— PROBLEM DETAILS —
Determine the number of lines in these entries that hold the word "chart". Give the number and nothing more.

[Records with drawing code]
** BEGIN **

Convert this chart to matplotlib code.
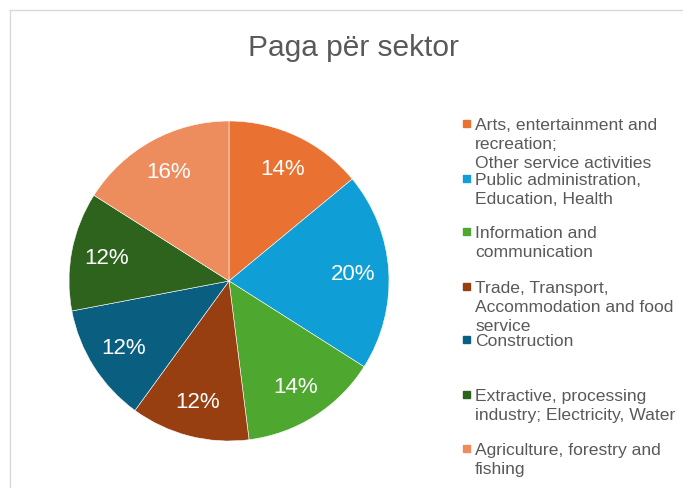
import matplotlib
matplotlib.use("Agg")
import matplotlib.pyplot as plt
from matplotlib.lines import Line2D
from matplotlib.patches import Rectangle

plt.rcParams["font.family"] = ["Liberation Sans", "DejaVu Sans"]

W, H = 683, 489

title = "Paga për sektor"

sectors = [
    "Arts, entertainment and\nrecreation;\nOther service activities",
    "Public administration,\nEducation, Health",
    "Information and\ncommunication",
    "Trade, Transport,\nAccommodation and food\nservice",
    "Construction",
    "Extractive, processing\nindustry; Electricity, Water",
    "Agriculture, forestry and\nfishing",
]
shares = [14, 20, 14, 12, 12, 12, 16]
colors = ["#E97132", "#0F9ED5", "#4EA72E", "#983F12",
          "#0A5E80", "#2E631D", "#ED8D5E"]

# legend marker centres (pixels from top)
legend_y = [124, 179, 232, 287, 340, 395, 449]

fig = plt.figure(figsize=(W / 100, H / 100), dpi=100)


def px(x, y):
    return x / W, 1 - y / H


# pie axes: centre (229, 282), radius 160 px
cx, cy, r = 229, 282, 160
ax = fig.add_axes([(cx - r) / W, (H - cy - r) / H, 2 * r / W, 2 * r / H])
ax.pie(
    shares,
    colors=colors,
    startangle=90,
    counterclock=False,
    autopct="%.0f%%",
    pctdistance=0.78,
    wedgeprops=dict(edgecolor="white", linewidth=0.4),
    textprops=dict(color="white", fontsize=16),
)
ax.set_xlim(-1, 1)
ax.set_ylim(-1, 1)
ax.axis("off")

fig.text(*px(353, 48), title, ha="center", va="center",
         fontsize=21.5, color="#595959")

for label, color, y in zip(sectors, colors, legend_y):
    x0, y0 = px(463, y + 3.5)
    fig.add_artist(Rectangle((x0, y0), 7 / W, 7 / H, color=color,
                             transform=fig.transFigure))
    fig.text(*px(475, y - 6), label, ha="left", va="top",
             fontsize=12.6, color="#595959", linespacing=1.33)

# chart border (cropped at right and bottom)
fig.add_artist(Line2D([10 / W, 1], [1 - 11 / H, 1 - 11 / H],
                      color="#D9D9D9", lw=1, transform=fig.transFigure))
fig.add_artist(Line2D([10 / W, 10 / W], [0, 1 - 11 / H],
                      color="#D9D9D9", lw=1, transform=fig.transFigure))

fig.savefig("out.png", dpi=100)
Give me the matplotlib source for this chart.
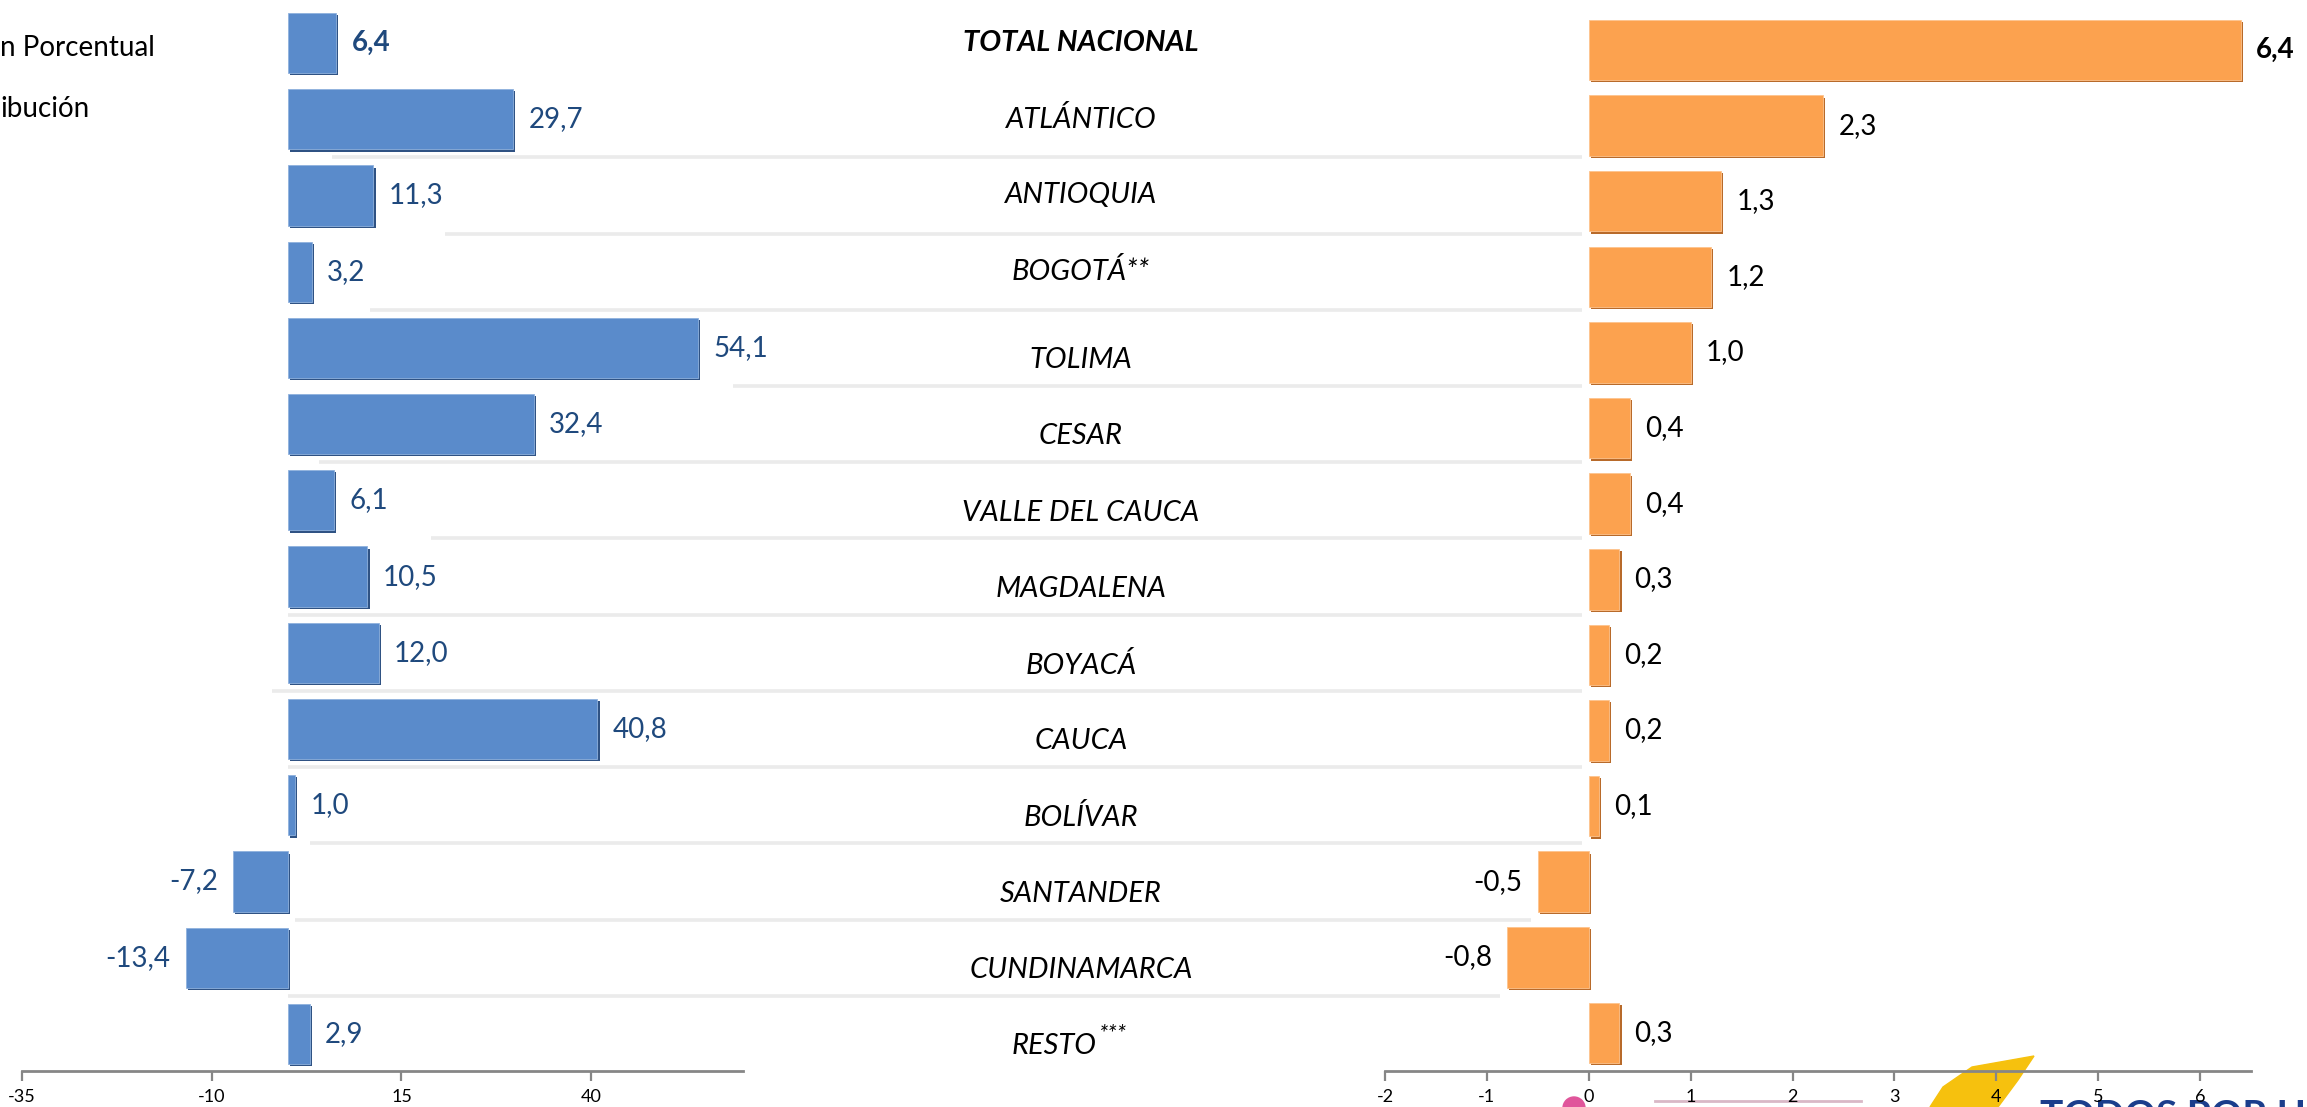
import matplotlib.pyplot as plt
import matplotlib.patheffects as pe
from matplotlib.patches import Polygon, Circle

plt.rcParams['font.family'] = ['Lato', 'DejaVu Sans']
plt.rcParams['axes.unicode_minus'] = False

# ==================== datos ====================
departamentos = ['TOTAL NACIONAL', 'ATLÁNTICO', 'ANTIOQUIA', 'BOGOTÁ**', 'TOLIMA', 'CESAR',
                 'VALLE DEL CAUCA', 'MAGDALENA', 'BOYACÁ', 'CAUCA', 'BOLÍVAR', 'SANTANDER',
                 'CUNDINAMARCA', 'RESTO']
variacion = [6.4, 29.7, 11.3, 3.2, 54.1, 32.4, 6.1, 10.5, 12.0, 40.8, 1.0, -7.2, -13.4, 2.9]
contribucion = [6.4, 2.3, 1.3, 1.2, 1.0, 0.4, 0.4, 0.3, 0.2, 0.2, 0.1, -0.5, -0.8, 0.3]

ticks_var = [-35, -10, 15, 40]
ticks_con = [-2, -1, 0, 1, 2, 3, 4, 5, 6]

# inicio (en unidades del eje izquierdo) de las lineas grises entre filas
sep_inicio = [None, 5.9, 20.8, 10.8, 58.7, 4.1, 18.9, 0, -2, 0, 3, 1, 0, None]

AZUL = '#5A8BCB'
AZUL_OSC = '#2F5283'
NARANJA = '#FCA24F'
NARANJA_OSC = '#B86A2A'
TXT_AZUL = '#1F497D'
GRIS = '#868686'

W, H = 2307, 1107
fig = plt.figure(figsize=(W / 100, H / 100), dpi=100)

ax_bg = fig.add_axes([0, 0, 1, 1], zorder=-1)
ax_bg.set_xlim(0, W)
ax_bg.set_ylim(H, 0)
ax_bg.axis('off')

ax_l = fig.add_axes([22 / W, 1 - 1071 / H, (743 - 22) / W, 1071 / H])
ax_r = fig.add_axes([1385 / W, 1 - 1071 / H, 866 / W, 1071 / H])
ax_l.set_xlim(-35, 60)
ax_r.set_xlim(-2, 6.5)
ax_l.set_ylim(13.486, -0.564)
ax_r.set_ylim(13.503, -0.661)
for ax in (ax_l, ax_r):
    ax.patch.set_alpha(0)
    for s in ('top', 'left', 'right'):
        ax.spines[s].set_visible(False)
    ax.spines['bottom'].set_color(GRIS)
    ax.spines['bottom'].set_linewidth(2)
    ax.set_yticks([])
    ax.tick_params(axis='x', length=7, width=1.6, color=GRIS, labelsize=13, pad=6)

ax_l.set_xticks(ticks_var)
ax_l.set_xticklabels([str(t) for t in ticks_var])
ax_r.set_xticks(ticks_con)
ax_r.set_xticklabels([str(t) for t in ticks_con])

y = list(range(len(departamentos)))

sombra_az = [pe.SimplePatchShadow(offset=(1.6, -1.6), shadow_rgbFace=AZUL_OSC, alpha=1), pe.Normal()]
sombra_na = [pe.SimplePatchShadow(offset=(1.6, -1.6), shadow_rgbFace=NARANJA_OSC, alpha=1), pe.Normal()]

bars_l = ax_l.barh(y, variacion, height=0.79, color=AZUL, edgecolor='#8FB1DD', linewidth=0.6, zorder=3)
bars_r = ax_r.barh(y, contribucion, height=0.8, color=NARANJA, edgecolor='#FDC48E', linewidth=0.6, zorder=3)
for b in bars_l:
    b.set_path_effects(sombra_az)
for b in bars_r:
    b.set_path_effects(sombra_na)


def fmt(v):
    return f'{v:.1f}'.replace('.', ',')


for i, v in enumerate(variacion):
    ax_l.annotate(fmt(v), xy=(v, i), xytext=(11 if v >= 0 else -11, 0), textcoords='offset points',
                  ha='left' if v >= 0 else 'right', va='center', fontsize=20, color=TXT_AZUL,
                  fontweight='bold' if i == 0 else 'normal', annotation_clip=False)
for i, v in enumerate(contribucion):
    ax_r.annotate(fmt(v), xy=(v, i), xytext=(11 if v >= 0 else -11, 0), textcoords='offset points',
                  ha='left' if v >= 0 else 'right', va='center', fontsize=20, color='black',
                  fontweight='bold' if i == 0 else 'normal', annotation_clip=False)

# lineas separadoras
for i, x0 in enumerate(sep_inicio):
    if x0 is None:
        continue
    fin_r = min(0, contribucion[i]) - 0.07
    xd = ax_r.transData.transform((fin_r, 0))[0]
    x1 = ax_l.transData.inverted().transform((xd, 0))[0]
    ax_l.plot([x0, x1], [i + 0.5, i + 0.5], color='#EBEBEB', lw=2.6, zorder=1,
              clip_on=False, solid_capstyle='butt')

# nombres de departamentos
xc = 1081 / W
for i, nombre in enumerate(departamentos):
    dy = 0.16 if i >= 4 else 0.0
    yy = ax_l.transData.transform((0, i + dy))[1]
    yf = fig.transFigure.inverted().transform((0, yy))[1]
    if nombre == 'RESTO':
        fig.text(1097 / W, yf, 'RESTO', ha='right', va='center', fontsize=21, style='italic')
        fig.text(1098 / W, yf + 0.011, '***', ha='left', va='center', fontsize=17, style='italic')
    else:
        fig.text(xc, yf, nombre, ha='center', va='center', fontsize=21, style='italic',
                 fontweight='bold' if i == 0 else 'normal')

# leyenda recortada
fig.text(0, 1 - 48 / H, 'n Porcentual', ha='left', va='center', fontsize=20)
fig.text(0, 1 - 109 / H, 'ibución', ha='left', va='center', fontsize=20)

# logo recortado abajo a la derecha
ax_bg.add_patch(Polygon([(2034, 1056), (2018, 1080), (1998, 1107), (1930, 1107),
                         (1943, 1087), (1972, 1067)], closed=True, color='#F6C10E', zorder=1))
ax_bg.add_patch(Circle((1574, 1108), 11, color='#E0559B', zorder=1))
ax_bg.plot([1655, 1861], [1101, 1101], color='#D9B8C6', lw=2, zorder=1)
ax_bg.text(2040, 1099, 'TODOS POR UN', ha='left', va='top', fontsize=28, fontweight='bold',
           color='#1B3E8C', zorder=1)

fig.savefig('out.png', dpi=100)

** END **
** BEGIN **

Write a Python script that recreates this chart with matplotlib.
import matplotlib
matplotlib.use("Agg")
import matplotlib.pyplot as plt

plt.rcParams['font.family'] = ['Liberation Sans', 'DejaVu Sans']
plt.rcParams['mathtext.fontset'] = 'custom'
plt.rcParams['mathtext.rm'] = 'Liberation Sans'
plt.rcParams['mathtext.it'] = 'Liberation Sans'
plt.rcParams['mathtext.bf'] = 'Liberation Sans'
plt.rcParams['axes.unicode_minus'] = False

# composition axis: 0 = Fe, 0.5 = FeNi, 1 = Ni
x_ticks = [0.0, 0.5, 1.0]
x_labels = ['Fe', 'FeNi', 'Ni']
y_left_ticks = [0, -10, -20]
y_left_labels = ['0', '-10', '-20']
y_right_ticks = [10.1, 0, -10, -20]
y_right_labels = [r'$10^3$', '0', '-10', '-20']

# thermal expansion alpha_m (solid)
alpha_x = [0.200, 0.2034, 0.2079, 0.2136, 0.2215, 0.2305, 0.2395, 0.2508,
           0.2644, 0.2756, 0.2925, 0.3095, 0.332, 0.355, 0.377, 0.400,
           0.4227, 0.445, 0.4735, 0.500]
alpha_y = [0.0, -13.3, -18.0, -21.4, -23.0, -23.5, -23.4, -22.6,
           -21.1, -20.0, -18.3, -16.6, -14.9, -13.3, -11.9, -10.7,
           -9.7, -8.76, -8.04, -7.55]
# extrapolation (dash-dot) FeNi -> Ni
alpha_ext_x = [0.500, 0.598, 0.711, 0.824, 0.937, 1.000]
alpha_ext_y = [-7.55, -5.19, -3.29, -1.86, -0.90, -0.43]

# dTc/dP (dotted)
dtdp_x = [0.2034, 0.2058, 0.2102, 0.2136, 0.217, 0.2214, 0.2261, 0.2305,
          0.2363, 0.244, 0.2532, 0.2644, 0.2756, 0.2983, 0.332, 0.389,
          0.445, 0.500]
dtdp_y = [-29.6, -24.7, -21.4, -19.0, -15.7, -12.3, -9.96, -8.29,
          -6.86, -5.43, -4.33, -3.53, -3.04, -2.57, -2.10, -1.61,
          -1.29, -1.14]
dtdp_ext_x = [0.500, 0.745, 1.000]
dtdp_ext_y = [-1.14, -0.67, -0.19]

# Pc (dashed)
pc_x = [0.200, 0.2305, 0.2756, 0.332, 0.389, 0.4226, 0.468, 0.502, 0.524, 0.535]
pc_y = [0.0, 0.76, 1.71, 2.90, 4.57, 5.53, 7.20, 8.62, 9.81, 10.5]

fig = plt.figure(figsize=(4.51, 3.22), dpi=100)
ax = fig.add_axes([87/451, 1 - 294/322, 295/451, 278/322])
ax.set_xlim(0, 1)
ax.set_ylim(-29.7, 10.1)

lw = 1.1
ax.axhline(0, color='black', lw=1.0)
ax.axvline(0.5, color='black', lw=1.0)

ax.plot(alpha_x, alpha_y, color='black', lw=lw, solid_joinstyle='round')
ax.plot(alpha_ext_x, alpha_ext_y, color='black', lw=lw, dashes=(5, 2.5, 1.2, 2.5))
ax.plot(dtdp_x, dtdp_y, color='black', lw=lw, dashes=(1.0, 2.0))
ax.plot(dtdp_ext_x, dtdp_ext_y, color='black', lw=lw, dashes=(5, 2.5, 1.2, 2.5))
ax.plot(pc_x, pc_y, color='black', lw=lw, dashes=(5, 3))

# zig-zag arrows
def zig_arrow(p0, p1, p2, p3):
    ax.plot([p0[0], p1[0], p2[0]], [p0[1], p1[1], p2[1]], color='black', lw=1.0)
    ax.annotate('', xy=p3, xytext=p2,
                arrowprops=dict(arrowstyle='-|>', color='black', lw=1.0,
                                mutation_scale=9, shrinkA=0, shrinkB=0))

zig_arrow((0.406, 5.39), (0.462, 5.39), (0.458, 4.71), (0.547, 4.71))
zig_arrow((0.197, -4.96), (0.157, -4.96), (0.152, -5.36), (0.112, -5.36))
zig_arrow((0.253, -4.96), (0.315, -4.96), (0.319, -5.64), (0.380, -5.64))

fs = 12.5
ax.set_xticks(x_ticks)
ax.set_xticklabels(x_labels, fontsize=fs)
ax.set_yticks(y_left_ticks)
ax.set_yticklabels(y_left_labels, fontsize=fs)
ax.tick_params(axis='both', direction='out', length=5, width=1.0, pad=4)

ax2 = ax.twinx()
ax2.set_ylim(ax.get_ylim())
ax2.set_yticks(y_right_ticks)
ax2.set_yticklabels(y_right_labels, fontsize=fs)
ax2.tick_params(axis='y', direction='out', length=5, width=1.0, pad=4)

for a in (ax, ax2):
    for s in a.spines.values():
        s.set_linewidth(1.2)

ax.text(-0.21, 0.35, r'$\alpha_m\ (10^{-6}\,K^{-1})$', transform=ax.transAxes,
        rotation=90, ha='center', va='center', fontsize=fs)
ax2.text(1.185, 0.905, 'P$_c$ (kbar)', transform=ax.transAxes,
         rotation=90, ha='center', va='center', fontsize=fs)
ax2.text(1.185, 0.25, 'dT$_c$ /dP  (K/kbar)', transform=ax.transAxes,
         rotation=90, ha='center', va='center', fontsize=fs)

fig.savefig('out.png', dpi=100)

** END **

— WRITTEN SOLUTION —
4